[Figure scripts]
-----
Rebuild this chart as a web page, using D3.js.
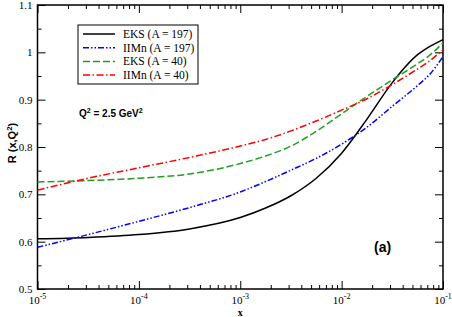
<!DOCTYPE html>
<html>
<head>
<meta charset="utf-8">
<script src="https://cdn.jsdelivr.net/npm/d3@7"></script>
<style>
  body { margin: 0; background: #fff; }
</style>
</head>
<body>
<div id="chart"></div>
<script>
const xValues = [1e-5, 3.16e-5, 1e-4, 3.16e-4, 1e-3, 1.78e-3, 3.16e-3, 5.62e-3, 0.01, 0.0178, 0.0316, 0.0562, 0.075, 0.1];

const eks197  = [0.606, 0.609, 0.615, 0.627, 0.651, 0.671, 0.697, 0.734, 0.787, 0.859, 0.936, 0.995, 1.013, 1.027];
const iimn197 = [0.588, 0.615, 0.643, 0.672, 0.705, 0.727, 0.751, 0.776, 0.806, 0.842, 0.886, 0.930, 0.955, 0.991];
const eks40   = [0.726, 0.729, 0.734, 0.743, 0.765, 0.781, 0.802, 0.833, 0.870, 0.907, 0.942, 0.976, 0.995, 1.020];
const iimn40  = [0.709, 0.734, 0.756, 0.778, 0.802, 0.816, 0.834, 0.855, 0.878, 0.902, 0.932, 0.965, 0.983, 1.006];

const seriesNames = ["EKS (A = 197)", "IIMn (A = 197)", "EKS (A = 40)", "IIMn (A = 40)"];
const seriesValues = [eks197, iimn197, eks40, iimn40];

const xMajorTicks = [1e-5, 1e-4, 1e-3, 1e-2, 1e-1];
const xExponents = ["-5", "-4", "-3", "-2", "-1"];
const yMajorTicks = [0.5, 0.6, 0.7, 0.8, 0.9, 1.0, 1.1];
const yTickLabels = ["0.5", "0.6", "0.7", "0.8", "0.9", "1", "1.1"];

// styles for each series, same order as seriesNames
const seriesColors = ["#000000", "#0000ff", "#1fa01f", "#ff0000"];
const seriesDash = [null, "6,2,1.5,2,1.5,2", "7,3", "7,2.5,1.5,2.5"];

const W = 452, H = 317;
const margin = {top: 5, right: 9, bottom: 28, left: 37.5};
const width = W - margin.left - margin.right;
const height = H - margin.top - margin.bottom;

const svg = d3.select("#chart")
  .append("svg")
  .attr("width", W)
  .attr("height", H);

const g = svg.append("g")
  .attr("transform", `translate(${margin.left},${margin.top})`);

const x = d3.scaleLog().domain([1e-5, 0.1]).range([0, width]);
const y = d3.scaleLinear().domain([0.5, 1.1]).range([height, 0]);

// minor ticks
const xMinor = [];
for (let d = -5; d < -1; d++) {
  for (let k = 2; k <= 9; k++) xMinor.push(k * Math.pow(10, d));
}
const yMinor = d3.range(0.55, 1.1, 0.1);

function styleAxis(sel) {
  sel.select(".domain").remove();
  sel.selectAll(".tick line").attr("stroke", "#000").attr("stroke-width", 1);
}

// ticks pointing inwards on all four sides
g.append("g").attr("transform", `translate(0,${height})`)
  .call(d3.axisBottom(x).tickValues(xMajorTicks).tickSize(-8).tickFormat("")).call(styleAxis);
g.append("g").attr("transform", `translate(0,${height})`)
  .call(d3.axisBottom(x).tickValues(xMinor).tickSize(-4).tickFormat("")).call(styleAxis);
g.append("g")
  .call(d3.axisTop(x).tickValues(xMajorTicks).tickSize(-8).tickFormat("")).call(styleAxis);
g.append("g")
  .call(d3.axisTop(x).tickValues(xMinor).tickSize(-4).tickFormat("")).call(styleAxis);
g.append("g")
  .call(d3.axisLeft(y).tickValues(yMajorTicks).tickSize(-8).tickFormat("")).call(styleAxis);
g.append("g")
  .call(d3.axisLeft(y).tickValues(yMinor).tickSize(-4).tickFormat("")).call(styleAxis);
g.append("g").attr("transform", `translate(${width},0)`)
  .call(d3.axisRight(y).tickValues(yMajorTicks).tickSize(-8).tickFormat("")).call(styleAxis);
g.append("g").attr("transform", `translate(${width},0)`)
  .call(d3.axisRight(y).tickValues(yMinor).tickSize(-4).tickFormat("")).call(styleAxis);

// frame
g.append("rect")
  .attr("width", width)
  .attr("height", height)
  .attr("fill", "none")
  .attr("stroke", "#000")
  .attr("stroke-width", 1.5);

// y tick labels
g.selectAll(".ylab")
  .data(yMajorTicks)
  .enter()
  .append("text")
  .attr("x", -5)
  .attr("y", d => y(d))
  .attr("dy", "0.35em")
  .attr("text-anchor", "end")
  .style("font-family", "'Liberation Serif', serif")
  .style("font-size", "11px")
  .text((d, i) => yTickLabels[i]);

// x tick labels 10^n
const xl = g.selectAll(".xlab")
  .data(xMajorTicks)
  .enter()
  .append("text")
  .attr("x", d => x(d))
  .attr("y", height + 15)
  .attr("text-anchor", "middle")
  .style("font-family", "'Liberation Serif', serif")
  .style("font-size", "11px");
xl.append("tspan").text("10");
xl.append("tspan")
  .attr("dy", -5)
  .style("font-size", "8px")
  .text((d, i) => xExponents[i]);

// axis titles
g.append("text")
  .attr("x", width / 2)
  .attr("y", height + 27)
  .attr("text-anchor", "middle")
  .style("font-family", "'Liberation Serif', serif")
  .style("font-weight", "bold")
  .style("font-size", "10px")
  .text("x");

const yt = svg.append("text")
  .attr("transform", `translate(16,${margin.top + 138}) rotate(-90)`)
  .attr("text-anchor", "middle")
  .style("font-family", "'Liberation Sans', Arial, sans-serif")
  .style("font-weight", "bold")
  .style("font-size", "11px");
yt.append("tspan").text("R (x,Q");
yt.append("tspan").attr("dy", -4).style("font-size", "8px").text("2");
yt.append("tspan").attr("dy", 4).text(")");

// curves
const line = d3.line()
  .x((d, i) => x(xValues[i]))
  .y(d => y(d))
  .curve(d3.curveMonotoneX);

g.selectAll(".curve")
  .data(seriesValues)
  .enter()
  .append("path")
  .attr("fill", "none")
  .attr("stroke", (d, i) => seriesColors[i])
  .attr("stroke-width", 1.5)
  .attr("stroke-dasharray", (d, i) => seriesDash[i])
  .attr("d", line);

// legend
const legend = svg.append("g").attr("transform", "translate(78,25)");
legend.append("rect")
  .attr("width", 120)
  .attr("height", 59)
  .attr("fill", "#fff")
  .attr("stroke", "#000")
  .attr("stroke-width", 1);

const rows = legend.selectAll(".row")
  .data(seriesNames)
  .enter()
  .append("g")
  .attr("transform", (d, i) => `translate(0,${9 + i * 13.7})`);
rows.append("line")
  .attr("x1", 5).attr("x2", 37)
  .attr("stroke", (d, i) => seriesColors[i])
  .attr("stroke-width", 1.5)
  .attr("stroke-dasharray", (d, i) => seriesDash[i]);
rows.append("text")
  .attr("x", 45)
  .attr("dy", "0.35em")
  .style("font-family", "'Liberation Serif', serif")
  .style("font-size", "11.5px")
  .text(d => d);

// Q^2 annotation
const q = svg.append("text")
  .attr("x", 79)
  .attr("y", 117)
  .style("font-family", "'Liberation Sans', Arial, sans-serif")
  .style("font-weight", "bold")
  .style("font-size", "10px");
q.append("tspan").text("Q");
q.append("tspan").attr("dy", -4).style("font-size", "7px").text("2");
q.append("tspan").attr("dy", 4).text(" = 2.5 GeV");
q.append("tspan").attr("dy", -4).style("font-size", "7px").text("2");

svg.append("text")
  .attr("x", 374)
  .attr("y", 252)
  .style("font-family", "'Liberation Sans', Arial, sans-serif")
  .style("font-weight", "bold")
  .style("font-size", "14px")
  .text("(a)");
</script>
</body>
</html>
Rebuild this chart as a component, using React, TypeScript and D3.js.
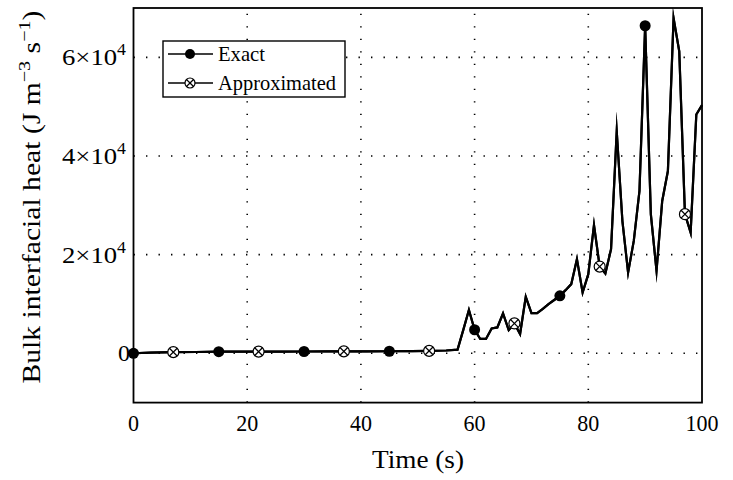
import React from "react";
import * as d3 from "d3";

const timeSeconds = [0, 3, 7, 11, 15, 19, 22, 26, 30, 34, 37, 41, 45, 49, 52, 55, 57, 58, 59, 60, 61, 62, 63, 64, 65, 66, 67, 68, 69, 70, 71, 72, 73, 74, 75, 76, 77, 78, 79, 80, 81, 82, 83, 84, 85, 86, 87, 88, 89, 90, 91, 92, 93, 94, 95, 96, 97, 98, 99, 100];
const exactHeat = [0, 120, 230, 260, 320, 330, 340, 350, 360, 370, 380, 390, 410, 440, 480, 560, 730, 4700, 8760, 4770, 2900, 2900, 5040, 5240, 8070, 4710, 6050, 3900, 11450, 8150, 8150, 9000, 9970, 10800, 11650, 12800, 14020, 19080, 12320, 16040, 26000, 17580, 16160, 21100, 45030, 26800, 16370, 22780, 32900, 66400, 28200, 16700, 30870, 36940, 67950, 61200, 28200, 24460, 48400, 50300];
const approxHeat = exactHeat;
const exactMarkerTimes = [0, 15, 30, 45, 60, 75, 90];
const approxMarkerTimes = [7, 22, 37, 52, 67, 82, 97];
const xTicks = [0, 20, 40, 60, 80, 100];
const yTicks = [0, 20000, 40000, 60000];
const yTickMantissa = ["0", "2", "4", "6"];
const legendLabels = ["Exact", "Approximated"];

const W = 733;
const H = 480;
const M = { left: 133.5, right: 702, top: 8, bottom: 402.6 };
const FONT = "'Liberation Serif', 'Times New Roman', serif";

function valueAt(series: number[], t: number) {
  const i = timeSeconds.indexOf(t);
  return series[i];
}

function Otimes({ cx, cy, r }: { cx: number; cy: number; r: number }) {
  const d = r * Math.SQRT1_2;
  return (
    <g stroke="#000" strokeWidth={1.2} fill="#fff">
      <circle cx={cx} cy={cy} r={r} />
      <line x1={cx - d} y1={cy - d} x2={cx + d} y2={cy + d} />
      <line x1={cx - d} y1={cy + d} x2={cx + d} y2={cy - d} />
    </g>
  );
}

export default function App() {
  const x = d3.scaleLinear().domain([0, 100]).range([M.left, M.right]);
  const y = d3.scaleLinear().domain([-10000, 70000]).range([M.bottom, M.top]);

  const line = d3
    .line<number>()
    .x((_, i) => x(timeSeconds[i]))
    .y((v) => y(v));

  const gridX = xTicks.filter((t) => t > 0 && t < 100);

  return (
    <svg
      width={W}
      height={H}
      style={{ position: "absolute", left: 0, top: 0, background: "#fff" }}
      fontFamily={FONT}
    >
      <rect x={0} y={0} width={W} height={H} fill="#fff" />
      {/* grid */}
      <g stroke="#000" strokeWidth={1.6} strokeDasharray="1.4 11.1" strokeLinecap="butt">
        {gridX.map((t) => (
          <line key={"gx" + t} x1={x(t)} x2={x(t)} y1={M.bottom} y2={M.top} />
        ))}
        {yTicks.map((t) => (
          <line key={"gy" + t} x1={M.left} x2={M.right} y1={y(t)} y2={y(t)} />
        ))}
      </g>

      {/* data lines */}
      <path d={line(approxHeat) || ""} fill="none" stroke="#000" strokeWidth={2.2} strokeLinejoin="miter" strokeMiterlimit={20} />
      <path d={line(exactHeat) || ""} fill="none" stroke="#000" strokeWidth={2.2} strokeLinejoin="miter" strokeMiterlimit={20} />

      {/* markers */}
      {approxMarkerTimes.map((t) => (
        <Otimes key={"a" + t} cx={x(t)} cy={y(valueAt(approxHeat, t))} r={5.5} />
      ))}
      {exactMarkerTimes.map((t) => (
        <circle key={"e" + t} cx={x(t)} cy={y(valueAt(exactHeat, t))} r={5.5} fill="#000" />
      ))}

      {/* frame */}
      <rect
        x={M.left}
        y={M.top}
        width={M.right - M.left}
        height={M.bottom - M.top}
        fill="none"
        stroke="#000"
        strokeWidth={1.8}
      />

      {/* x tick labels */}
      {xTicks.map((t) => (
        <text
          key={"xt" + t}
          x={x(t)}
          y={431}
          textAnchor="middle"
          fontSize={24}
          textLength={String(t).length * 11}
          lengthAdjust="spacingAndGlyphs"
        >
          {t}
        </text>
      ))}

      {/* y tick labels */}
      {yTicks.map((t, i) =>
        t === 0 ? (
          <text key={"yt" + t} x={130} y={y(t) + 8} textAnchor="end" fontSize={24} textLength={12} lengthAdjust="spacingAndGlyphs">
            0
          </text>
        ) : (
          <text
            key={"yt" + t}
            x={62}
            y={y(t) + 8}
            fontSize={24}
            textLength={64}
            lengthAdjust="spacingAndGlyphs"
          >
            {yTickMantissa[i]}×10
            <tspan dy={-10} fontSize={16}>
              4
            </tspan>
          </text>
        )
      )}

      {/* axis titles */}
      <text x={418} y={468} textAnchor="middle" fontSize={26} textLength={92} lengthAdjust="spacingAndGlyphs">
        Time (s)
      </text>
      <text
        transform="translate(40,197) rotate(-90)"
        textAnchor="middle"
        fontSize={25}
        textLength={373}
        lengthAdjust="spacingAndGlyphs"
      >
        Bulk interfacial heat (J m
        <tspan dy={-10} fontSize={17}>
          −3
        </tspan>
        <tspan dy={10}> s</tspan>
        <tspan dy={-10} fontSize={17}>
          −1
        </tspan>
        <tspan dy={10}>)</tspan>
      </text>

      {/* legend */}
      <g>
        <rect x={163} y={41} width={182} height={56} fill="#fff" stroke="#000" strokeWidth={1.4} />
        <line x1={168} x2={213} y1={54} y2={54} stroke="#000" strokeWidth={1.6} />
        <circle cx={190} cy={54} r={5} fill="#000" />
        <text x={218} y={61} fontSize={21} textLength={47} lengthAdjust="spacingAndGlyphs">
          {legendLabels[0]}
        </text>
        <line x1={168} x2={213} y1={83} y2={83} stroke="#000" strokeWidth={1.6} />
        <Otimes cx={190} cy={83} r={5} />
        <text x={218} y={90} fontSize={21} textLength={118} lengthAdjust="spacingAndGlyphs">
          {legendLabels[1]}
        </text>
      </g>
    </svg>
  );
}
-----
From the listing above, copy out each line where the word "using" appears.

Response to this exercise ::
Rebuild this chart as a web page, using D3.js.
Rebuild this chart as a component, using React, TypeScript and D3.js.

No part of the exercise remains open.